Adolescentes e o Trabalho Doméstico

Vitória Freire
Sementes Coletivas
Published in
3 min readMar 31, 2022

O trabalho doméstico é uma atividade informal ligada a colonização e não deixa de ser um tipo de exploração. Domesticar significa destinar totalmente ao lar, e não diz respeito ao trabalho assalariado necessariamente pensando na pré-história. E isso vai ser levado também, até a Idade Média. Na escravidão, o primeiro corpo a ser colonizado sistematicamente foi o da mulher, sobretudo negra, e, neste período, existiu um grande esforço para que as mulheres fossem voltadas ao lar.

Tratando de como isso se revela na adolescência, meninas que vêm do Nordeste em busca de oportunidades começam como empregadas domésticas morando na casa do patrão e, muitas das vezes, são estupradas pelo mesmo (como o assédio mostrado na obra nacional “Que Horas Ela Volta”. Jessica que o diga).

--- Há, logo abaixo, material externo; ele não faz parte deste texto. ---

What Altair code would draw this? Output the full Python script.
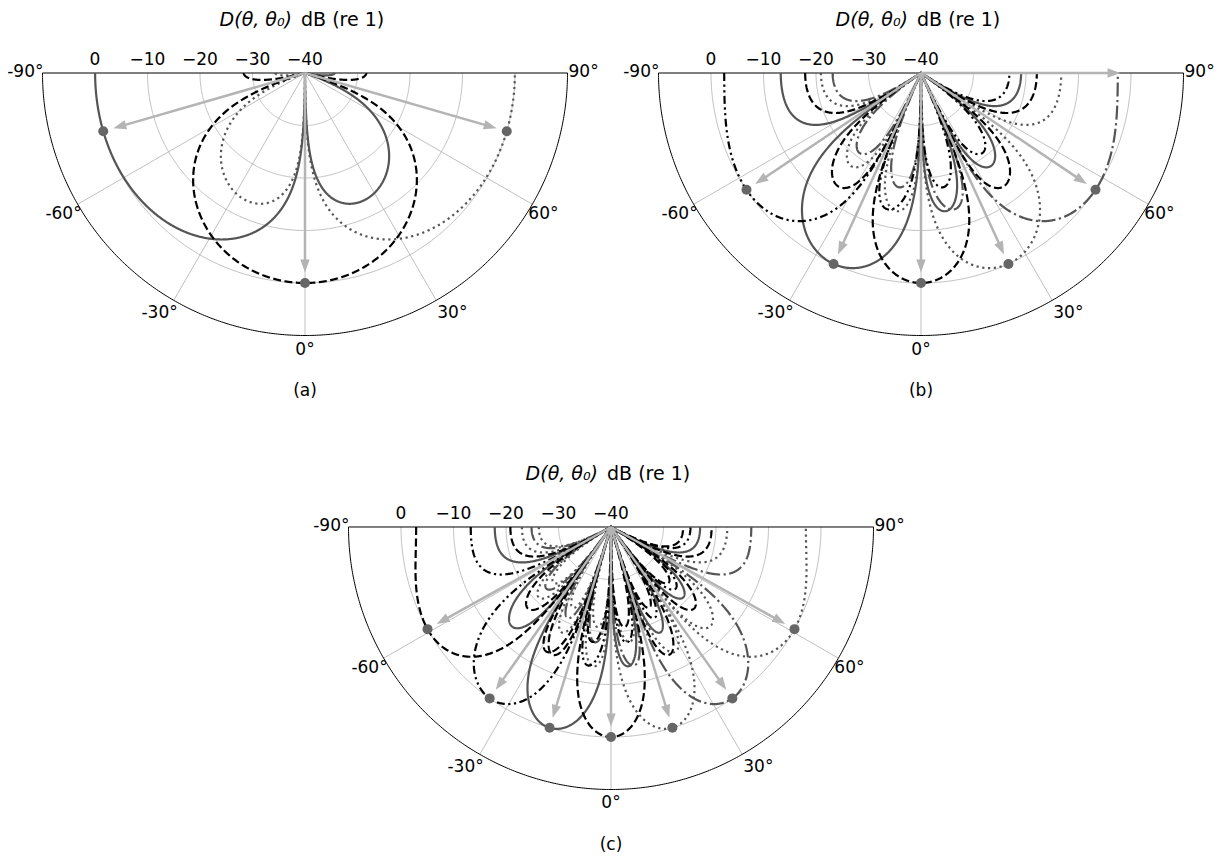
import numpy as np
import pandas as pd
import altair as alt

alt.data_transformers.disable_max_rows()

# ---------------- data ----------------
PANEL_NAMES = ["(a)", "(b)", "(c)"]
# line-array length in wavelengths for each panel (from the beam spacing)
APERTURE = [1.04, 2.41, 3.44]
# steering angles (degrees) of the beams
STEER = [
    [-73.9, 0.0, 73.9],
    [-56.2, -24.6, 0.0, 24.6, 56.2],
    [-60.9, -35.3, -17.0, 0.0, 17.0, 35.3, 60.9],
]
# line style of each beam
STYLES = [
    ["solid", "dashed", "dotted"],
    ["dashdotdot", "solid", "dashed", "dotted", "dashdot"],
    ["dashed", "dashdotdot", "solid", "dashed", "dotted", "dashdot", "dotted"],
]
# arrows drawn without a beam dot
EXTRA_ARROWS = [[], [90.0], []]
RADIAL_TICKS = [0, -10, -20, -30, -40]
RADIAL_TICK_LABELS = ["0", "\u221210", "\u221220", "\u221230", "\u221240"]
RADIAL_GRID = [-30, -20, -10, 0]
ANGLE_TICKS = [-90, -60, -30, 0, 30, 60, 90]
ANGLE_LABELS = ["-90°", "-60°", "-30°", "0°", "30°", "60°", "90°"]
DB_MIN, DB_MAX = -40.0, 10.0
TITLE_ITALIC = "D(θ, θ₀)"
TITLE_REST = "dB (re 1)"

# ---------------- layout / style ----------------
PX = 5.25                      # pixels per dB
W, H = 1207, 846
CENTERS = [(0.0, 0.0), (117.333, 0.0), (58.286, 86.476)]
X0 = -(305 - 8) / PX
Y0 = -(73 - 8) / PX
XDOM = [X0, X0 + W / PX]
YDOM = [Y0, Y0 + H / PX]
FONT = "DejaVu Sans"
FS = 17
TFS = 19

DASH = {
    "solid": None,
    "dashed": [8, 3.5],
    "dotted": [2.2, 3.6],
    "dashdot": [14, 3.5, 2.2, 3.5],
    "dashdotdot": [8, 3.5, 2.2, 3.5, 2.2, 3.5],
}
COLOR = {
    "solid": "#555555",
    "dashed": "#000000",
    "dotted": "#555555",
    "dashdot": "#555555",
    "dashdotdot": "#000000",
}
R_OUT = DB_MAX - DB_MIN
R_TIP = 38.0

# ---------------- build tables ----------------
theta = np.linspace(-90.0, 90.0, 1441)
th = np.radians(theta)

curve_rows = []
for p in range(3):
    cx, cy = CENTERS[p]
    for j, (t0, st) in enumerate(zip(STEER[p], STYLES[p])):
        d = np.abs(np.sinc(APERTURE[p] * (np.sin(th) - np.sin(np.radians(t0)))))
        db = 20 * np.log10(np.maximum(d, 1e-12))
        r = np.clip(db, DB_MIN, DB_MAX) - DB_MIN
        x = cx + r * np.sin(th)
        y = cy + r * np.cos(th)
        for i in range(len(th)):
            curve_rows.append({"cid": f"{p}-{j}", "style": st, "i": i,
                               "x": round(float(x[i]), 3), "y": round(float(y[i]), 3)})
curves = pd.DataFrame(curve_rows)

tg = np.linspace(-90.0, 90.0, 361)
tgr = np.radians(tg)
ring_rows = []
for p in range(3):
    cx, cy = CENTERS[p]
    for g in RADIAL_GRID + [DB_MAX]:
        r = g - DB_MIN
        for i in range(len(tg)):
            ring_rows.append({"gid": f"{p}-{g}", "outer": int(g == DB_MAX), "i": i,
                              "x": cx + r * np.sin(tgr[i]), "y": cy + r * np.cos(tgr[i])})
rings = pd.DataFrame(ring_rows)

spoke_rows, top_rows, arrow_rows, dot_rows = [], [], [], []
tick_rows, title_rows, lab_rows, cap_rows = [], [], [], []
for p in range(3):
    cx, cy = CENTERS[p]
    for a in ANGLE_TICKS:
        if abs(a) < 90:
            ar = np.radians(a)
            spoke_rows.append({"x": cx, "y": cy, "x2": cx + R_OUT * np.sin(ar),
                               "y2": cy + R_OUT * np.cos(ar)})
    top_rows.append({"x": cx - R_OUT, "y": cy, "x2": cx + R_OUT, "y2": cy})
    for a in STEER[p] + EXTRA_ARROWS[p]:
        ar = np.radians(a)
        arrow_rows.append({"x": cx, "y": cy,
                           "x2": cx + (R_TIP - 1.5) * np.sin(ar),
                           "y2": cy + (R_TIP - 1.5) * np.cos(ar),
                           "tx": cx + R_TIP * np.sin(ar), "ty": cy + R_TIP * np.cos(ar),
                           "rot": (-a) % 360})
    for a in STEER[p]:
        ar = np.radians(a)
        dot_rows.append({"x": cx + (0 - DB_MIN) * np.sin(ar), "y": cy + (0 - DB_MIN) * np.cos(ar)})
    for t, lab in zip(RADIAL_TICKS, RADIAL_TICK_LABELS):
        tick_rows.append({"x": cx - (t - DB_MIN), "y": cy, "label": lab})
    title_rows.append({"x": cx, "y": cy, "t1": TITLE_ITALIC, "t2": TITLE_REST})
    for a, lab in zip(ANGLE_TICKS, ANGLE_LABELS):
        ar = np.radians(a)
        lab_rows.append({"x": cx + R_OUT * np.sin(ar), "y": cy + R_OUT * np.cos(ar),
                         "a": a, "label": lab})
    cap_rows.append({"x": cx, "y": cy, "label": PANEL_NAMES[p]})

spokes = pd.DataFrame(spoke_rows)
tops = pd.DataFrame(top_rows)
arrows = pd.DataFrame(arrow_rows)
dots = pd.DataFrame(dot_rows)
ticks = pd.DataFrame(tick_rows)
titles = pd.DataFrame(title_rows)
labs = pd.DataFrame(lab_rows)
caps = pd.DataFrame(cap_rows)

XS = alt.Scale(domain=XDOM, nice=False, zero=False)
YS = alt.Scale(domain=YDOM, nice=False, zero=False, reverse=True)
X = alt.X("x:Q", scale=XS, axis=None)
Y = alt.Y("y:Q", scale=YS, axis=None)

ring_layer = alt.Chart(rings).transform_filter(alt.datum.outer == 0).mark_line(
    strokeWidth=0.8, color="#b0b0b0").encode(x=X, y=Y, detail="gid:N", order="i:Q")
outer_layer = alt.Chart(rings).transform_filter(alt.datum.outer == 1).mark_line(
    strokeWidth=1.0, color="#000000").encode(x=X, y=Y, detail="gid:N", order="i:Q")
spoke_layer = alt.Chart(spokes).mark_rule(color="#b0b0b0", strokeWidth=0.8).encode(
    x=X, y=Y, x2="x2:Q", y2="y2:Q")
top_layer = alt.Chart(tops).mark_rule(color="#000000", strokeWidth=1.0).encode(
    x=X, y=Y, x2="x2:Q", y2="y2:Q")

curve_layers = []
for s in ["dotted", "dashdot", "solid", "dashdotdot", "dashed"]:
    kw = dict(strokeWidth=2.2, strokeJoin="round", color=COLOR[s])
    if DASH[s] is not None:
        kw["strokeDash"] = DASH[s]
    curve_layers.append(
        alt.Chart(curves).transform_filter(alt.datum.style == s).mark_line(**kw).encode(
            x=X, y=Y, detail="cid:N", order="i:Q")
    )

shaft_layer = alt.Chart(arrows).mark_rule(color="#b4b4b4", strokeWidth=2.5).encode(
    x=X, y=Y, x2="x2:Q", y2="y2:Q")
head_layer = alt.Chart(arrows).mark_point(
    shape="M0,0L-0.36,-1L0.36,-1Z", filled=True, size=676, color="#b4b4b4", opacity=1, strokeWidth=0
).encode(
    x=alt.X("tx:Q", scale=XS, axis=None),
    y=alt.Y("ty:Q", scale=YS, axis=None),
    angle=alt.Angle("rot:Q", scale=None),
)
dot_layer = alt.Chart(dots).mark_circle(size=100, color="#666666", opacity=1).encode(x=X, y=Y)

tick_layer = alt.Chart(ticks).mark_text(font=FONT, fontSize=FS, dy=-8, baseline="alphabetic",
                                        align="center", color="black").encode(x=X, y=Y, text="label:N")
title1 = alt.Chart(titles).mark_text(font=FONT, fontSize=TFS, fontStyle="italic", align="right",
                                     baseline="alphabetic", dx=-13, dy=-47, color="black").encode(
    x=X, y=Y, text="t1:N")
title2 = alt.Chart(titles).mark_text(font=FONT, fontSize=TFS, align="left",
                                     baseline="alphabetic", dx=-4, dy=-47, color="black").encode(
    x=X, y=Y, text="t2:N")
cap_layer = alt.Chart(caps).mark_text(font=FONT, fontSize=FS, align="center", baseline="alphabetic",
                                      dy=323, color="black").encode(x=X, y=Y, text="label:N")

LAB_STYLE = {
    -90: dict(align="right", baseline="middle", dx=1, dy=-1),
    -60: dict(align="right", baseline="top", dx=4, dy=2),
    -30: dict(align="right", baseline="top", dx=4, dy=5),
    0: dict(align="center", baseline="top", dx=0, dy=6),
    30: dict(align="left", baseline="top", dx=1, dy=5),
    60: dict(align="left", baseline="top", dx=-4, dy=2),
    90: dict(align="left", baseline="middle", dx=1, dy=-1),
}
lab_layers = []
for a in ANGLE_TICKS:
    lab_layers.append(
        alt.Chart(labs).transform_filter(alt.datum.a == a).mark_text(
            font=FONT, fontSize=FS, color="black", **LAB_STYLE[a]
        ).encode(x=X, y=Y, text="label:N")
    )

chart = alt.layer(
    ring_layer, spoke_layer, outer_layer, top_layer, *curve_layers, shaft_layer, head_layer, dot_layer,
    tick_layer, title1, title2, cap_layer, *lab_layers
).properties(
    width=W, height=H, autosize=alt.AutoSizeParams(type="none"), padding=0, background="white"
).configure_view(strokeWidth=0)

chart.save("out.html", embed_options={"renderer": "svg", "actions": False})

E esse ciclo se repete pelas próximas gerações até que se rompa de alguma forma, seja pelo estudo ou pela longa tentativa de reverter a situação e o rumo das mulheres da família. Essas mulheres que viveram em um quarto de empregada, não possuem expectativa, tampouco noção concreta do que é a relação patrão-empregada, visto que sempre ouviram que faziam parte da família, recebendo benefícios mínimos que, para elas, faziam grande diferença. Desde um brinquedo para os filhos, até um eletrodoméstico ou algo do gênero. É muito fácil transferir nossas responsabilidades para uma mulher vulnerável e periférica desesperada que, com certeza, vai aceitar qualquer proposta.

Nenhum movimento esquerdista pauta a questão do trabalho doméstico. Tampouco o feminismo, o qual mulheres burguesas podem até criticar o sistema classista, mas contratam informalmente mulheres para lavar seus banheiros. Tende a ser contraditório não assumir a limpeza da própria casa
e da própria bagunça e atribuí-las a essas mulheres, mas adotar teorias revolucionárias que incluem todos e todas, menos a “tia da limpeza”. O trabalho doméstico é extremamente exaustivo, e o ciclo familiar, conservador ou não, exige que meninas assumam toda essa a responsabilidade, mesmo que os outros moradores da casa também sujem. Ter homens na casa que se recusam ou simplesmente não fazem serviços domésticos porque não fez parte de suas socializações, permite que exista um apreço enorme por homens que fazem o mínimo. A tarefa não deve ser única e exclusivamente das
meninas e mulheres. Todos sujam, logo, todos devem limpar. É sobre dividir funções e ser um adulto (ou não) funcional.

E o cérebro das mulheres não é diferente do dos homens. Elas não são mais aptas ou ágeis para essas atividades. Só foram induzidas a isso desde a infância, quando recebiam geladeiras e pias de brinquedo. O que não deixa de ser a maior condução das mulheres pelo patriarcado e capitalismo a
ser o que eles sempre quiseram que elas fossem: serviçais. Ser mulher e crescer nestes ciclos, gera vícios de limpeza e perfeccionismo, fazendo com que não se permitam descansar porque há sempre uma tarefa em casa precisando ser feita. Sem falar dos problemas de saúde acarretados pela carga
de peso e movimentos repetitivos que o trabalho doméstico exige. Não é uma escolha carregar esse peso, mas um fardo imposto culturalmente às mulheres e que, se não atendido da forma desejada, pode acarretar inúmeros ataques, tanto verbais quanto físicos.